Innovation Fund Ireland
The objective of Innovation Fund Ireland is to attract global venture capital firms and experienced investment managers to Ireland – to invest in innovative SMEs. It is managed by Enterprise Ireland and the Ireland Strategic Investment Fund (ISIF), which both invest EUR 125 million in the Fund. Approximately EUR 80 million has been committed to four funds which are actively investing and have completed their investment cycle. These funds are Sofinnova Ventures, Arch Venture Partners, Highland Capital Partners Europe and Lightstone Ventures.

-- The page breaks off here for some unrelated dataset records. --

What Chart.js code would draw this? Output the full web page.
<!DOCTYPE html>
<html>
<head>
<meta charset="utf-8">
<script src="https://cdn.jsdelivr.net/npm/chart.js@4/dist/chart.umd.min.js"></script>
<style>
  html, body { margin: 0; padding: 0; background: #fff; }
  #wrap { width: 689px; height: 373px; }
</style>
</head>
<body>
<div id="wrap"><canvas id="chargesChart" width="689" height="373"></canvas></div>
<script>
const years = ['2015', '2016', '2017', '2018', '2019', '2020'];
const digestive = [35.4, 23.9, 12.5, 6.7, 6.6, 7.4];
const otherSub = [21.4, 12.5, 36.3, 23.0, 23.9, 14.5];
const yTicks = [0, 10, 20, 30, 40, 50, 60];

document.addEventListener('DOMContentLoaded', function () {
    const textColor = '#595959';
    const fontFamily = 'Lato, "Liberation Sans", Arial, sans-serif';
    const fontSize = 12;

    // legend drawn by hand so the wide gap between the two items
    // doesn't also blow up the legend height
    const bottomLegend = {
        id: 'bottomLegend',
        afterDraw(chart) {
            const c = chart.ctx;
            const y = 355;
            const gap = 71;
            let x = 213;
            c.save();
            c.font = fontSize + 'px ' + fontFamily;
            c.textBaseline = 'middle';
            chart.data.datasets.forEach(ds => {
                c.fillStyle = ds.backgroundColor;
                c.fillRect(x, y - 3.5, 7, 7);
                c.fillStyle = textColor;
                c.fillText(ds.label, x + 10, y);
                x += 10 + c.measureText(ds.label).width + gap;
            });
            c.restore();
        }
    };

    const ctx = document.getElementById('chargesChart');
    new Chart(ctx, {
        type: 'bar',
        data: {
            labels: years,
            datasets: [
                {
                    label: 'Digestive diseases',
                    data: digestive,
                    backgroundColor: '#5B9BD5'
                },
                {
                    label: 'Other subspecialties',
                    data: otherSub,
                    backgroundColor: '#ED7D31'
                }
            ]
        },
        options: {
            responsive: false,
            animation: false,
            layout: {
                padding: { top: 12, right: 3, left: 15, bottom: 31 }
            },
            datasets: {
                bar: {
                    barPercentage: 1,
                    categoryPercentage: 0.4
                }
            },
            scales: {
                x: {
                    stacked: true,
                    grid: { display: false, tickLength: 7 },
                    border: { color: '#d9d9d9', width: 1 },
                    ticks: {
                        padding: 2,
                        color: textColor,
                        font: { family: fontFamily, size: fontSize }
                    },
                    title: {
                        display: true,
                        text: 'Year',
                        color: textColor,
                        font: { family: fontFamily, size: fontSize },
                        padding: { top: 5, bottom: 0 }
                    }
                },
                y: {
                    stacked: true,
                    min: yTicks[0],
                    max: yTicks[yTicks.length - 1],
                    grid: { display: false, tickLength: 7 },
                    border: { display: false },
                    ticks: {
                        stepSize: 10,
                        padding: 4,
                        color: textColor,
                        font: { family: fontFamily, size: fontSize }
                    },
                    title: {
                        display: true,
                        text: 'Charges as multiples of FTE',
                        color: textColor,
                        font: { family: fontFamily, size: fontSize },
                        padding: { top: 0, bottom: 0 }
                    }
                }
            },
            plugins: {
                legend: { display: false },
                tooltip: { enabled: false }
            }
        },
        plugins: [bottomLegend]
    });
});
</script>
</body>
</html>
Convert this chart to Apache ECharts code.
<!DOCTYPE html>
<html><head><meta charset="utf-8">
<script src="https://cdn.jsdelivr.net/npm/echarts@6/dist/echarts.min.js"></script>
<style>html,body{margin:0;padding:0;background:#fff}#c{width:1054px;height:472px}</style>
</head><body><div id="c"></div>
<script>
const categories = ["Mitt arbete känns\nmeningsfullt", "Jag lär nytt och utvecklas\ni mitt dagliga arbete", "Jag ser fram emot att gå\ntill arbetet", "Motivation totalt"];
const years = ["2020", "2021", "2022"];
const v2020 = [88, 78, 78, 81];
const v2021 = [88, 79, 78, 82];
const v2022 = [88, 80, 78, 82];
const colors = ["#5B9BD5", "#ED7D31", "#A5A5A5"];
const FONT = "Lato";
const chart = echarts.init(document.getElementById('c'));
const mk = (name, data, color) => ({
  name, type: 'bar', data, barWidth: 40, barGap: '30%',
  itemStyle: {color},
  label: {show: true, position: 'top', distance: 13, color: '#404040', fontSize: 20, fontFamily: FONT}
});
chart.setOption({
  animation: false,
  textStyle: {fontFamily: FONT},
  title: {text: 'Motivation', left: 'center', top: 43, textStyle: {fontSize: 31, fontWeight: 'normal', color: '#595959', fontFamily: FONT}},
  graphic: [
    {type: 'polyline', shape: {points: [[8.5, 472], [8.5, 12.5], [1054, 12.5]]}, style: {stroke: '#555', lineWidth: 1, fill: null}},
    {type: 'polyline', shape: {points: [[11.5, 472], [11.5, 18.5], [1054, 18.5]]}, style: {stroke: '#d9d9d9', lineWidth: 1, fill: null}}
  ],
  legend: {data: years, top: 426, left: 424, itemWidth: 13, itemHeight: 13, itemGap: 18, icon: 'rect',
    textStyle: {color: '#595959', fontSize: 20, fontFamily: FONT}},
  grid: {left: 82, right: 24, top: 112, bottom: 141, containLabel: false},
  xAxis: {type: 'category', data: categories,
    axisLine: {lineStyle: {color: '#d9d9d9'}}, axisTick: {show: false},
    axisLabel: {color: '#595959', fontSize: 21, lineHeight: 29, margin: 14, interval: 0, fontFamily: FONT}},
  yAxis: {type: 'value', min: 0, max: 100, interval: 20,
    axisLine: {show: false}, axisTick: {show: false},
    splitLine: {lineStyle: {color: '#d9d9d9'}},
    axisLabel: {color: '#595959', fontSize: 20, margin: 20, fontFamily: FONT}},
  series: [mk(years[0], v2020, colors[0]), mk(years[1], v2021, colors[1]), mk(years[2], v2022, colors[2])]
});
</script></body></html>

Enterprise Ireland Seed and Venture Capital Scheme
The Seed and Venture Capital Scheme has been in operation since 1994. This was established to increase the availability of risk capital for SMEs. Since 1994 there have been four multi- annual programmes under the scheme.

The government, through Enterprise Ireland has made a further EUR 175 million available for a fifth multi-annual programme (2019-2024) – to stimulate job creation and support the funding requirements of young innovative Irish companies.

> Going for Growth

Over the last decade, Ireland has been focusing on fostering female entrepreneurship – with striking results. A simple yet highly effective peer mentoring scheme – Going for Growth has helped participants grow their combined sales by 28 % in just six months.

Each country has to learn and network, but the real heart of the program is – the roundtable sessions. These monthly, three-hour groupings of aspiring and successful businesswomen are focused on business growth strategies and are very practical and results-driven. The groups are run by Lead Entrepreneurs, high-profile women with successful businesses.

Quite notable was the fact – that in 2014, more than twice as many men as women started a business in Ireland.